Government action on human trafficking demanded

A LOCAL TD recently sought assistance from Minister for Justice, Dermot Ahern, in dealing with a human trafficking case in North Dublin.
Dublin North East Tommy Broughan (Lab) told Northside People the case involved a woman trafficked into domestic labour for seven days a week.
“The work was commencing at 6.30am for six of those days until 11pm at night for e120 per week,” said Deputy Broughan who was shocked by the case presented to him.
Disturbing new figures have revealed that 97 per cent of the 1,000 women involved in indoor prostitution in Ireland at any given time are migrants.
Deputy Broughan said that even one woman trafficked for sexual exploitation into this country was one case too many.

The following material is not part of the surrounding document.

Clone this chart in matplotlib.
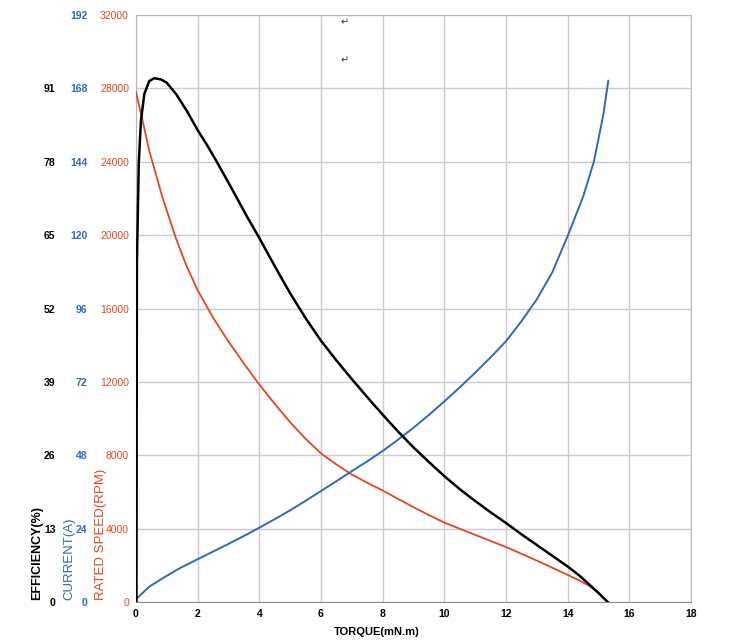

He has called for immediate action following the publication of the Immigrant Council of Ireland 2009 report that highlighted the problem.

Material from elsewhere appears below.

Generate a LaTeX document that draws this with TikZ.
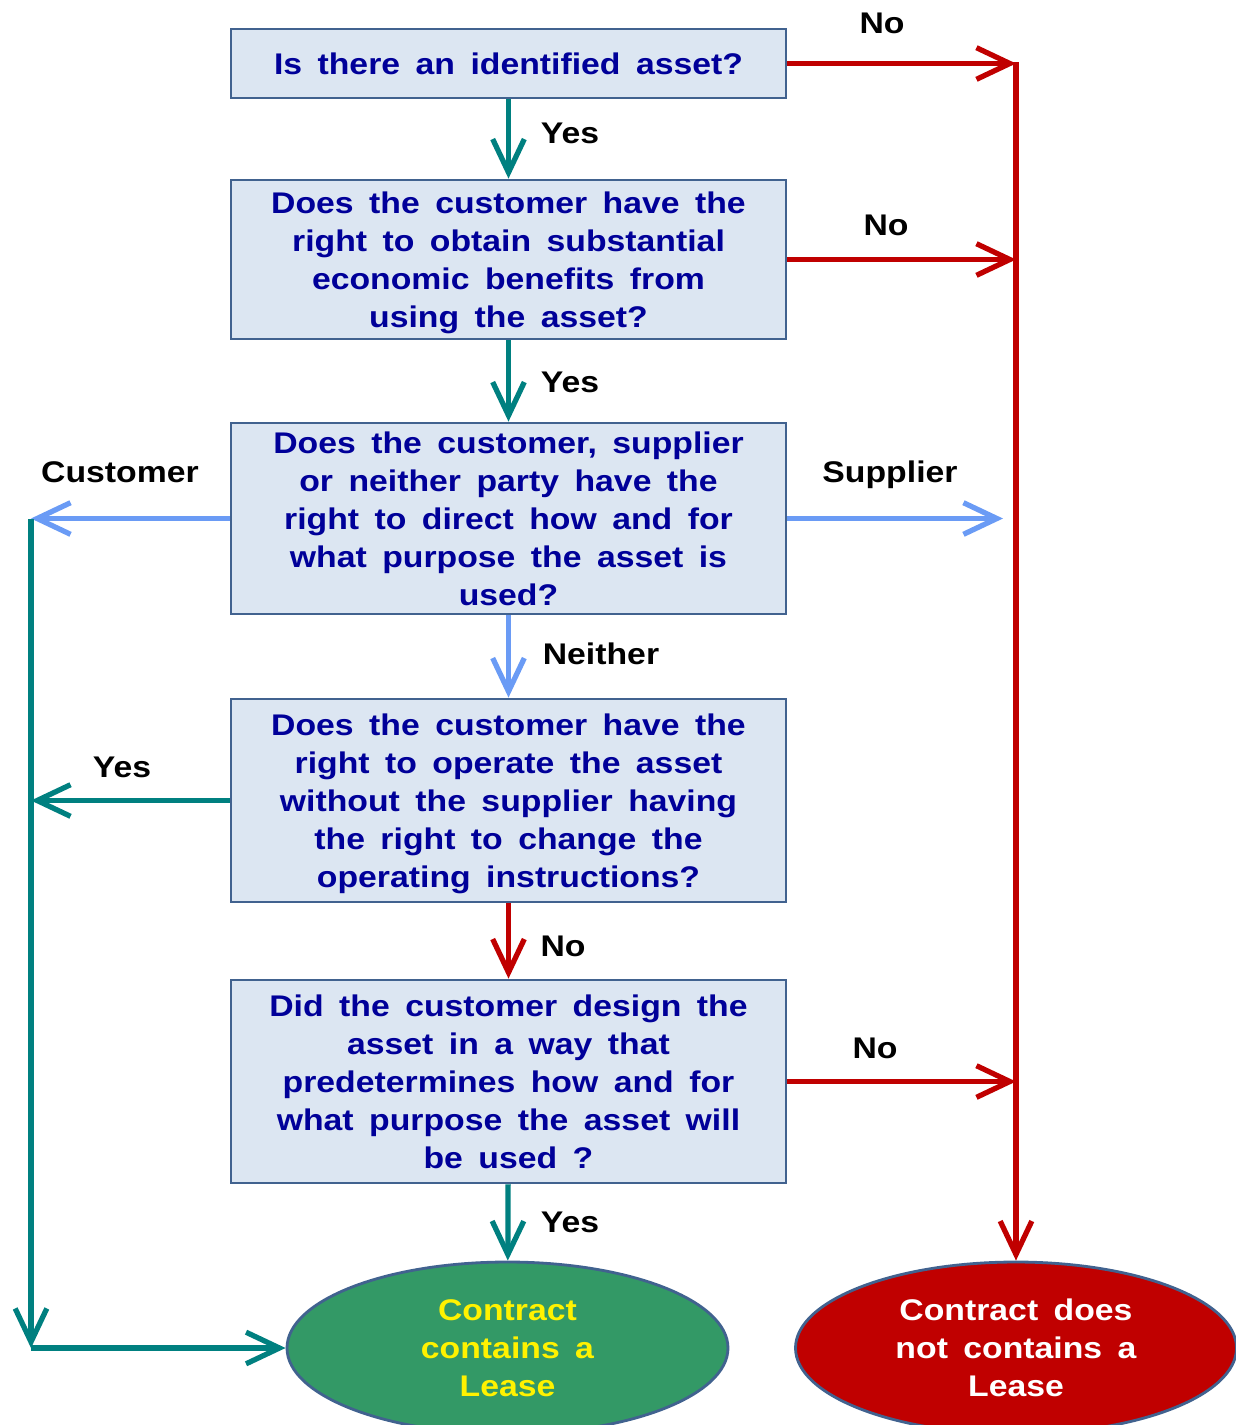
\documentclass[tikz,border=0pt]{standalone}
\usepackage{fontspec}
\setmainfont{Liberation Sans}[FakeStretch=1.13,WordSpace=1.65]
\usetikzlibrary{arrows.meta,shapes.geometric}
\definecolor{boxfill}{HTML}{DCE6F2}
\definecolor{boxline}{HTML}{41628F}
\definecolor{asknavy}{HTML}{000099}
\definecolor{yesteal}{HTML}{008080}
\definecolor{nored}{HTML}{C00000}
\definecolor{sideblue}{HTML}{6A9BF5}
\definecolor{leasegreen}{HTML}{339966}
\newcommand{\qfont}{\bfseries\fontsize{8.5}{10.8}\selectfont}
\begin{document}
\begin{tikzpicture}[question/.style={draw=boxline,line width=0.8pt,fill=boxfill,text depth=0pt,
                    minimum width=5.55cm,align=center,text=asknavy,font=\qfont,inner sep=0pt},
                    answer/.style={ellipse,draw=boxline,line width=0.8pt,minimum width=4.41cm,
                    minimum height=1.72cm,align=center,font=\qfont,inner sep=0pt},
                    lbl/.style={font=\qfont},
                    tip/.style={-{Straight Barb[length=9.5pt,width=9pt]}},
                    yesarrow/.style={tip,draw=yesteal,line width=1.5pt},
                    noarrow/.style={tip,draw=nored,line width=1.5pt},
                    sidearrow/.style={tip,draw=sideblue,line width=1.5pt}]
\useasboundingbox (0,0) rectangle (12.36,-14.25);
% questions
\node[question,minimum height=0.69cm] (q1) at (5.085,-0.635) {Is there an identified asset?};
\node[question,minimum height=1.59cm] (q2) at (5.085,-2.595) {Does the customer have the\\right to obtain substantial\\economic benefits from\\using the asset?};
\node[question,minimum height=1.91cm] (q3) at (5.085,-5.185) {Does the customer, supplier\\or neither party have the\\right to direct how and for\\what purpose the asset is\\used?};
\node[question,minimum height=2.03cm] (q4) at (5.085,-8.005) {Does the customer have the\\right to operate the asset\\without the supplier having\\the right to change the\\operating instructions?};
\node[question,minimum height=2.03cm] (q5) at (5.085,-10.815) {Did the customer design the\\asset in a way that\\predetermines how and for\\what purpose the asset will\\be used ?};
% results
\node[answer,fill=leasegreen,text=yellow] (lease) at (5.075,-13.48) {Contract\\contains a\\Lease};
\node[answer,fill=nored,text=white] (nolease) at (10.16,-13.48) {Contract does\\not contains a\\Lease};
% side lines
\coordinate (righttop) at (10.16,-0.62);
\coordinate (lefttop) at (0.31,-5.19);
\coordinate (leftbot) at (0.31,-13.48);
\draw[yesarrow] (q1) -- (q2);
\draw[yesarrow] (q2) -- (q3);
\draw[sidearrow] (q3) -- (q4);
\draw[noarrow] (q4) -- (q5);
\draw[yesarrow] (q5) -- (lease);
\draw[noarrow] (righttop) -- (nolease);
\draw[noarrow] (q1.east) -- (q1.east -| righttop);
\draw[noarrow] (q2.east) -- (q2.east -| righttop);
\draw[noarrow] (q5.east) -- (q5.east -| righttop);
\draw[sidearrow,shorten >=0.13cm] (q3.east) -- (q3.east -| righttop);
\draw[sidearrow] (q3.west) -- (q3.west -| lefttop);
\draw[yesarrow] (q4.west) -- (q4.west -| lefttop);
\draw[yesarrow] (lefttop) -- (leftbot);
\draw[yesarrow] (leftbot) -- (lease.west);
% labels
\node[lbl] (l1) at (8.82,-0.23) {No};
\node[lbl] (l2) at (5.70,-1.33) {Yes};
\node[lbl] (l3) at (8.86,-2.25) {No};
\node[lbl] (l4) at (5.70,-3.82) {Yes};
\node[lbl] (l5) at (1.20,-4.72) {Customer};
\node[lbl] (l6) at (8.90,-4.75) {Supplier};
\node[lbl] (l7) at (6.01,-6.54) {Neither};
\node[lbl] (l8) at (1.22,-7.67) {Yes};
\node[lbl] (l9) at (5.63,-9.46) {No};
\node[lbl] (l10) at (8.75,-10.48) {No};
\node[lbl] (l11) at (5.70,-12.22) {Yes};
\end{tikzpicture}
\end{document}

“Ireland is not immune from this racketeering in human beings,” Deputy Broughan stated.
“Those trafficked are mainly young vulnerable women fleeing poverty in their own countries of origin or deceived into seeking a better life on the false undertakings of the criminal networks involved in trafficking.

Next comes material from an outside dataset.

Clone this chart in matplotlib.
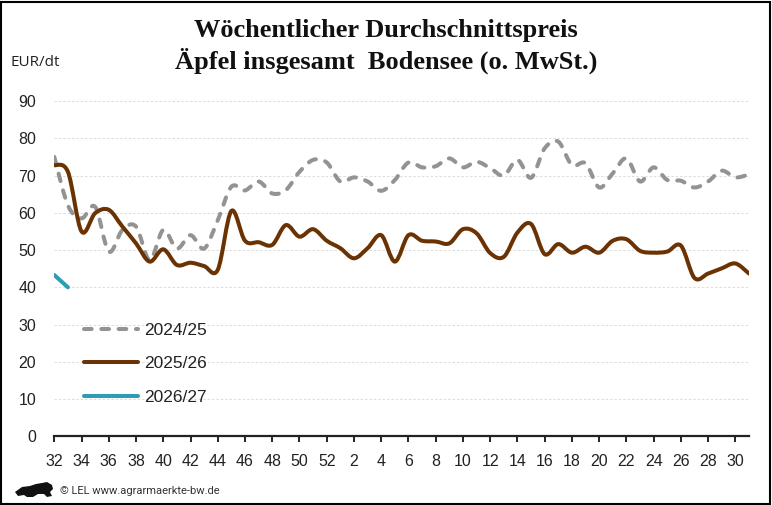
import numpy as np
import matplotlib
matplotlib.use("Agg")
import matplotlib.pyplot as plt
from matplotlib.path import Path
from matplotlib.patches import PathPatch, Rectangle, Polygon
from matplotlib.lines import Line2D

# ---------------- data ----------------
weeks = list(range(32, 53)) + list(range(1, 32))
tick_labels = [str(w) for w in weeks]

series_labels = ["2024/25", "2025/26", "2026/27"]

price_2024_25 = [75.0, 62.0, 58.5, 61.6, 49.6, 55.4, 56.3, 47.3, 55.4, 50.4, 54.0, 50.4,
                 58.0, 67.0, 66.0, 68.4, 65.2, 66.1, 71.0, 74.2, 73.5, 68.4, 69.5, 68.4,
                 65.9, 68.8, 73.5, 72.2, 72.5, 74.6, 72.2, 73.7, 72.0, 70.0, 74.2, 69.4,
                 77.3, 79.1, 72.8, 73.3, 66.8, 70.6, 74.6, 68.4, 72.2, 68.8, 68.6, 66.8,
                 68.4, 71.3, 69.5, 70.3]
price_2025_26 = [72.8, 71.0, 55.0, 59.9, 60.8, 56.3, 51.8, 46.9, 50.2, 46.0, 46.6, 45.7,
                 44.7, 60.5, 52.5, 52.1, 51.4, 56.7, 53.6, 55.6, 52.5, 50.5, 47.8, 50.5,
                 54.0, 46.9, 54.0, 52.5, 52.3, 51.8, 55.6, 54.5, 49.2, 48.2, 54.7, 57.0,
                 48.9, 51.6, 49.3, 50.9, 49.3, 52.5, 52.9, 49.8, 49.3, 49.6, 51.2, 42.5,
                 43.7, 45.1, 46.4, 43.7]
price_2026_27 = [43.3, 40.0]

y_ticks = [0, 10, 20, 30, 40, 50, 60, 70, 80, 90]

c_gray = "#939393"
c_brown = "#6b3303"
c_teal = "#2e9cb2"
dash = (0, (1.9, 2.4))


def smooth_path(xs, ys):
    """Catmull-Rom style smoothing expressed as cubic Bezier path (like Excel smoothed lines)."""
    pts = np.column_stack([xs, ys]).astype(float)
    n = len(pts)
    verts = [pts[0]]
    codes = [Path.MOVETO]
    if n == 2:
        verts.append(pts[1])
        codes.append(Path.LINETO)
        return Path(verts, codes)
    for i in range(n - 1):
        p0 = pts[i - 1] if i > 0 else pts[i]
        p1 = pts[i]
        p2 = pts[i + 1]
        p3 = pts[i + 2] if i + 2 < n else pts[i + 1]
        c1 = p1 + (p2 - p0) / 6.0
        c2 = p2 - (p3 - p1) / 6.0
        verts += [c1, c2, p2]
        codes += [Path.CURVE4] * 3
    return Path(verts, codes)


fig = plt.figure(figsize=(7.72, 5.05), dpi=100)
W, H = 772, 505
ax = fig.add_axes([54.3 / W, 1 - 436.4 / H, (749.0 - 54.3) / W, (436.4 - 101.0) / H])

x_all = np.arange(len(weeks))

p = PathPatch(smooth_path(x_all, price_2024_25), facecolor="none", edgecolor=c_gray,
              lw=2.9, linestyle=dash, capstyle="round", joinstyle="round", zorder=3)
ax.add_patch(p)
p = PathPatch(smooth_path(x_all, price_2025_26), facecolor="none", edgecolor=c_brown,
              lw=2.9, capstyle="round", joinstyle="round", zorder=4)
ax.add_patch(p)
p = PathPatch(smooth_path(x_all[:len(price_2026_27)], price_2026_27), facecolor="none",
              edgecolor=c_teal, lw=2.9, capstyle="round", zorder=5)
ax.add_patch(p)

ax.set_xlim(0, len(weeks) - 1)
ax.set_ylim(0, 90)

ax.set_yticks(y_ticks)
ax.set_yticklabels([str(v) for v in y_ticks])
ax.set_xticks(x_all[::2])
ax.set_xticklabels(tick_labels[::2])

for s in ["left", "right", "top"]:
    ax.spines[s].set_visible(False)
ax.spines["bottom"].set_color("#222222")
ax.spines["bottom"].set_linewidth(1.6)

ax.tick_params(axis="y", length=0, pad=13, labelsize=11.5, labelcolor="#222222")
ax.tick_params(axis="x", length=4, width=1.4, color="#222222", pad=9, labelsize=11.5,
               labelcolor="#222222", direction="out")
for lab in ax.get_xticklabels() + ax.get_yticklabels():
    lab.set_fontfamily("Liberation Sans")

for v in y_ticks[1:]:
    ax.axhline(v, color="#dcdcdc", lw=0.7, linestyle=(0, (2.5, 2)), zorder=1)

handles = [
    Line2D([], [], color=c_gray, lw=2.9, linestyle=dash, dash_capstyle="round"),
    Line2D([], [], color=c_brown, lw=2.9, solid_capstyle="round"),
    Line2D([], [], color=c_teal, lw=2.9, solid_capstyle="round"),
]
leg = ax.legend(handles, series_labels, loc="upper left",
                bbox_to_anchor=(84 / W, 1 - 322.5 / H), bbox_transform=fig.transFigure,
                frameon=False, handlelength=3.1, handletextpad=0.35,
                labelspacing=1.06, borderpad=0, borderaxespad=0,
                prop={"family": "Liberation Sans", "size": 12.5})
for t in leg.get_texts():
    t.set_color("#222222")

# titles
fig.text(386 / W, 1 - 36.7 / H, "Wöchentlicher Durchschnittspreis", ha="center",
         va="baseline", fontsize=19, fontweight="bold", family="Liberation Serif", color="#111111")
fig.text(386 / W, 1 - 69.0 / H, "Äpfel insgesamt  Bodensee (o. MwSt.)", ha="center",
         va="baseline", fontsize=19, fontweight="bold", family="Liberation Serif", color="#111111")
fig.text(10 / W, 1 - 62 / H, "EUR/dt", ha="left", va="center", fontsize=11,
         family="Open Sans", color="#222222")

# footer
fig.text(60 / W, 1 - 491 / H, "© LEL www.agrarmaerkte-bw.de", ha="left", va="center",
         fontsize=8, family="Roboto", color="#333333")
lion = np.array([[15, 492], [22, 487], [30, 486], [36, 484], [42, 483], [47, 482], [52, 485],
                 [53, 489], [50, 492], [52, 496], [47, 497], [44, 494], [38, 494], [33, 497],
                 [27, 497], [24, 495], [18, 496]], dtype=float)
lion[:, 0] /= W
lion[:, 1] = 1 - lion[:, 1] / H
fig.patches.append(Polygon(lion, closed=True, transform=fig.transFigure,
                           facecolor="#111111", edgecolor="none"))

# frame
fig.patches.append(Rectangle((0.001, 0.002), 0.996, 0.995, transform=fig.transFigure,
                             fill=False, edgecolor="black", lw=1.5))

fig.savefig("out.png", dpi=100)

“We know that sex trafficking, which involves the use of force, fraud or coercion to transport an unwilling victim into sexual exploitation is a lucrative racket dominated by international crime networks.”
Denise Charlton, chief executive of the Immigrant Council of Ireland (ICI), believes the most effective way to combat sex trafficking, and to end the exploitation of migrant women is for Ireland to adopt legislation similar to Sweden, Norway and Iceland.
The ICI welcomed a Fine Gael motion in the Dail last week urging members to take stock of the reality of this crime in Ireland where a minimum of 102 women and girls have been clearly identified in a recent report as sex trafficked in 2007 and 2008.
Eleven of those trafficked were children when they arrived in Ireland and none knew they were destined for the Irish sex trade.
“According to Fine Gael, the Government needs to respond to this crime by treating those who experience it as victims and not as illegal immigrants,” Ms Charlton said.
“A strong recommendation has been proposed to end the policy of placing victims of human trafficking in asylum centres and introduce safe accommodation, support and protection services.
“The ICI has been lobbying for protection for victims of trafficking as this legislation has been debated through the house and would echo this recommendation.”
Ms Charlton added that the ICI was encouraged by the introduction of this motion and hopes that these issues will now be addressed.